__Work to complete__: Restate, exactly and without pictures, the lines from the start of the listing below through the line holding "from matplotlib.patches import Rectangle".

┌─ Information provided

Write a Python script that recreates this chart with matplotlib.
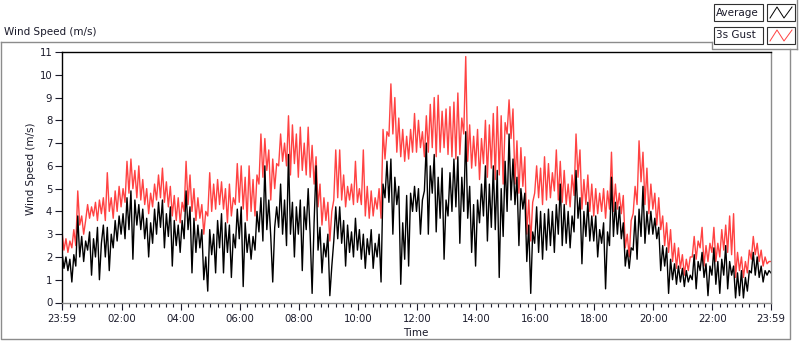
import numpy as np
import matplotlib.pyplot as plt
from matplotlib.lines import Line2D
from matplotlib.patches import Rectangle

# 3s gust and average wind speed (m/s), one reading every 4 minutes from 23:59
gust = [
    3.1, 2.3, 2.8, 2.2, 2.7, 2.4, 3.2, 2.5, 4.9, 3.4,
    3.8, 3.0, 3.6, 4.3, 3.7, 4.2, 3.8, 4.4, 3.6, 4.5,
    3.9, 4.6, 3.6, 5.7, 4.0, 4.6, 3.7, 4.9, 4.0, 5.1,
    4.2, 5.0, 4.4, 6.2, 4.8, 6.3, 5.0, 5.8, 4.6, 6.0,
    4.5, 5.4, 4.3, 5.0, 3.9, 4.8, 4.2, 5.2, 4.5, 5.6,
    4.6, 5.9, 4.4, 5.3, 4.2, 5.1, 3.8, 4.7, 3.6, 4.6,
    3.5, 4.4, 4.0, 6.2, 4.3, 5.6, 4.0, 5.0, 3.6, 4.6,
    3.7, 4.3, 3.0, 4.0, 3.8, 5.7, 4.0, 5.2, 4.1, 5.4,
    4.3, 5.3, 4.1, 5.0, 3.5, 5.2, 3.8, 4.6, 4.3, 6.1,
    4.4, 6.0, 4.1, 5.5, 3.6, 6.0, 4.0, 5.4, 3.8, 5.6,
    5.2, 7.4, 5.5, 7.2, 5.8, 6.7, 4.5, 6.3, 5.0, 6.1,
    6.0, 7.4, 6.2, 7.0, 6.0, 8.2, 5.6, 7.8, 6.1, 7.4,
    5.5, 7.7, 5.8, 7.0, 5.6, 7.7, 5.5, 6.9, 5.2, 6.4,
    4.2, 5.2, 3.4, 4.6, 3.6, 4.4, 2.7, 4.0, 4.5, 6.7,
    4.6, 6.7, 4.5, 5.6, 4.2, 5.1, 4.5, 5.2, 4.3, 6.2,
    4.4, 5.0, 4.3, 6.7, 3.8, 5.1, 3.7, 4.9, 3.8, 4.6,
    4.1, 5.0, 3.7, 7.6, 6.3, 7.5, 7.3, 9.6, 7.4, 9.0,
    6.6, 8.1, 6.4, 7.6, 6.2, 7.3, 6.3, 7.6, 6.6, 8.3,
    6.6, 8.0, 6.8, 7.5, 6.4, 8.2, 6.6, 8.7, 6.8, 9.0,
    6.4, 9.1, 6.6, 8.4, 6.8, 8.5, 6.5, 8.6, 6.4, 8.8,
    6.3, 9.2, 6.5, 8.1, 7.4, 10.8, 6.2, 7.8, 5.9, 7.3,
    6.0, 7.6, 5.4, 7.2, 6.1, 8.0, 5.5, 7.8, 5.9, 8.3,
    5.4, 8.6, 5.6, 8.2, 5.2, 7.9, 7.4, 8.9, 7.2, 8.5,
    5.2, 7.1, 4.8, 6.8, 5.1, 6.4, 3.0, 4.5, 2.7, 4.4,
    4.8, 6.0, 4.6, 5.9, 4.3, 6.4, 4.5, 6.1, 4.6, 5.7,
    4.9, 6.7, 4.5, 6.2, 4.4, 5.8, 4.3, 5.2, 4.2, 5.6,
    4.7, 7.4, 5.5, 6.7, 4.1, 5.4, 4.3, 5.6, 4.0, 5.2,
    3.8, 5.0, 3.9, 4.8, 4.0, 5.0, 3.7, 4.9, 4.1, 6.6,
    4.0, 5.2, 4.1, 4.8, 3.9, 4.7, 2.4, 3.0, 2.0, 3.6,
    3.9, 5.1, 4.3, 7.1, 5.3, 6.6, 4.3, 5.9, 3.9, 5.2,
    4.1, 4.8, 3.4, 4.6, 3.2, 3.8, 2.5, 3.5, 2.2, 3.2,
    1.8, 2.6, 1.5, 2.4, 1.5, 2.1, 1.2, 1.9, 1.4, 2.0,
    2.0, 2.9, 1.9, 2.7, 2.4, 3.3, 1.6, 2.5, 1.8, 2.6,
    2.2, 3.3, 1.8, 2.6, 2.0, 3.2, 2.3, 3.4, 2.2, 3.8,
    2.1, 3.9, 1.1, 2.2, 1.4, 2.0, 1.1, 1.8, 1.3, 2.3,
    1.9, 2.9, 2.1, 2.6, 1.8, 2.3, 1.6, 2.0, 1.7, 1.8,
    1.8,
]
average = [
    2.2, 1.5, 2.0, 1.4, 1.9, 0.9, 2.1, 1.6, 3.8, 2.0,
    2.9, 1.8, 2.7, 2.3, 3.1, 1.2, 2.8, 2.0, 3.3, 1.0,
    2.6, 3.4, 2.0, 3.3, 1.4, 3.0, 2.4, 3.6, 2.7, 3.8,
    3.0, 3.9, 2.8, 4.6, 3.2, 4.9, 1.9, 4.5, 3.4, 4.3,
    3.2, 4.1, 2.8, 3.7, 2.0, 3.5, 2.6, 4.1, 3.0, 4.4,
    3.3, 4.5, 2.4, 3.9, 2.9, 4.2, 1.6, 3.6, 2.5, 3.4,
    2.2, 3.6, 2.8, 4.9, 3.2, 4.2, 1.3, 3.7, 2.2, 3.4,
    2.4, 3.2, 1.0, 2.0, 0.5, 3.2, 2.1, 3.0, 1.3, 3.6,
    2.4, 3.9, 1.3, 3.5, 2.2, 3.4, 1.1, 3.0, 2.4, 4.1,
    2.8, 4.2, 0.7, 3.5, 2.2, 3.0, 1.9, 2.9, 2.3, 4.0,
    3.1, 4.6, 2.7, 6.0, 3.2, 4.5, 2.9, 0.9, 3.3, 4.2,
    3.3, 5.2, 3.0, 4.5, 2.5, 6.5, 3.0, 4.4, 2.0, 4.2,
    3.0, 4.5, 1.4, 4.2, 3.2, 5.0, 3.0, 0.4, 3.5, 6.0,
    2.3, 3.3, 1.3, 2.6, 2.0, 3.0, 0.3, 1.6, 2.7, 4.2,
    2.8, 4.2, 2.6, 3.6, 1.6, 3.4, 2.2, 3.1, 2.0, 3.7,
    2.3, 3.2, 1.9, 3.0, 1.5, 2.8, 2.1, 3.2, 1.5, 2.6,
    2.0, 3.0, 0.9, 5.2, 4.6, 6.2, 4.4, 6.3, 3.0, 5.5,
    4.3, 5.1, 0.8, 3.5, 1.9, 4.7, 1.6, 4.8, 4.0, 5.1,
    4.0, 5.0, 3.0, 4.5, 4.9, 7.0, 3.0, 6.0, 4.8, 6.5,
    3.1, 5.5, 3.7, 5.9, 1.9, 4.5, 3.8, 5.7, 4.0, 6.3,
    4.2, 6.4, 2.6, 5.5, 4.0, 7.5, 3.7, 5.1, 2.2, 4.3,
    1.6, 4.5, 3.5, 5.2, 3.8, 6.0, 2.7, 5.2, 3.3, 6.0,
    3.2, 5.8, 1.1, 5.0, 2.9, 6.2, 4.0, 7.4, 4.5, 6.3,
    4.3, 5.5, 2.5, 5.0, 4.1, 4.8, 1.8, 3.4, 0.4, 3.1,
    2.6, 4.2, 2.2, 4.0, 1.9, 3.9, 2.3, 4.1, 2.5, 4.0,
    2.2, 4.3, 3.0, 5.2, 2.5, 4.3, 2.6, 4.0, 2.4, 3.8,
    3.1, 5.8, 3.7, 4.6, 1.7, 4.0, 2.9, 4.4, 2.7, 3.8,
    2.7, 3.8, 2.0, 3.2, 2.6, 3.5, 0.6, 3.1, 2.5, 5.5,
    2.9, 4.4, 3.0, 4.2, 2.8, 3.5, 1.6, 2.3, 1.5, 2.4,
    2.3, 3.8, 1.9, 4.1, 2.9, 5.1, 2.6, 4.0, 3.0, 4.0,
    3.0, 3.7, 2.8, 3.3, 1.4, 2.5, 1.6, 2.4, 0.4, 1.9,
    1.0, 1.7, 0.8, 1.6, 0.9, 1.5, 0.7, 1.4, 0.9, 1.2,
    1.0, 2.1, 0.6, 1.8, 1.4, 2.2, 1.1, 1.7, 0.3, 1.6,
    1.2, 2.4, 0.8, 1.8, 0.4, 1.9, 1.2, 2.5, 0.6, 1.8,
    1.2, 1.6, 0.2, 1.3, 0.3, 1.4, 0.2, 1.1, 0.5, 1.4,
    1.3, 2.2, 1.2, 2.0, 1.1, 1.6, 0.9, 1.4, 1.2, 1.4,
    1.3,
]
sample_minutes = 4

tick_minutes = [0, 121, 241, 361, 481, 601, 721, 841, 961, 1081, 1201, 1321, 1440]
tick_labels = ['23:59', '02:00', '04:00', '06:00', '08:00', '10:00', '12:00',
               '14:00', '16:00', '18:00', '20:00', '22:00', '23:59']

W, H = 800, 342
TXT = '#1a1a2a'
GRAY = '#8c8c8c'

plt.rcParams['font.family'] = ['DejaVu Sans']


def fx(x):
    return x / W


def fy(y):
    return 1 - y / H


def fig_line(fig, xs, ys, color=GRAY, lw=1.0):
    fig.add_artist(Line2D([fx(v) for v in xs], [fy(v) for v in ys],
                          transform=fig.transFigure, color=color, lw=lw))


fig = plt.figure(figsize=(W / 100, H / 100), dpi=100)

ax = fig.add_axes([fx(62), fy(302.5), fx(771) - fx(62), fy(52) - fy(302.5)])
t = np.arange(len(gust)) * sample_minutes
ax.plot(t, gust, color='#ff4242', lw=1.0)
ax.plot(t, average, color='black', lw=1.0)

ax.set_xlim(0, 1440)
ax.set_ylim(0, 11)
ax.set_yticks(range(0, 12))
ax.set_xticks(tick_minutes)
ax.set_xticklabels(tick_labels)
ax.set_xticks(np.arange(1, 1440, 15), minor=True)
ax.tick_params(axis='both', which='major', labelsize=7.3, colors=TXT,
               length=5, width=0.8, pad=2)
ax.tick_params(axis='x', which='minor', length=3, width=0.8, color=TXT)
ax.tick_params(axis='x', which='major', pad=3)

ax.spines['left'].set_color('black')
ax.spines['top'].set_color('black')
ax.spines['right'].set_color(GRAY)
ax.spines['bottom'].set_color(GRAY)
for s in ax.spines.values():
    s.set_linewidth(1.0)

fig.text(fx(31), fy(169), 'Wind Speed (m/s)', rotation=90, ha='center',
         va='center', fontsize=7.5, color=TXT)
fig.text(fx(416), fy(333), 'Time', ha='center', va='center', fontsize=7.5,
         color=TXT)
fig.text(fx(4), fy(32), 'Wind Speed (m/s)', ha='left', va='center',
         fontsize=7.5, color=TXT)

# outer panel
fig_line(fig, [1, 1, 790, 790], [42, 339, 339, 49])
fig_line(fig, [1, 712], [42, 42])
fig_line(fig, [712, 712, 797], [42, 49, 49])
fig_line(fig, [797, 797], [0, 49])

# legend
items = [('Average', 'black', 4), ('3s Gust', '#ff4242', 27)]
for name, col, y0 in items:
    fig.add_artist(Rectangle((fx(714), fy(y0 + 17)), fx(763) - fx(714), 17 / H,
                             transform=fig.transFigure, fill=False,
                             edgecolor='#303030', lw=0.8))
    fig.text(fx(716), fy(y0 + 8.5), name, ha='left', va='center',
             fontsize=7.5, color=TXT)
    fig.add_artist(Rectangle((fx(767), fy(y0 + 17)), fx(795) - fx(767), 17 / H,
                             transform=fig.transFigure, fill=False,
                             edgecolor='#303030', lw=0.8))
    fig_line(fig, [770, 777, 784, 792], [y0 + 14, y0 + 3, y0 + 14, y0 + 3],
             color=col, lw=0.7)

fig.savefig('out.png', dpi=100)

└─

__Solution for this exercise__:
Write a Python script that recreates this chart with matplotlib.
import numpy as np
import matplotlib.pyplot as plt
from matplotlib.lines import Line2D
from matplotlib.patches import Rectangle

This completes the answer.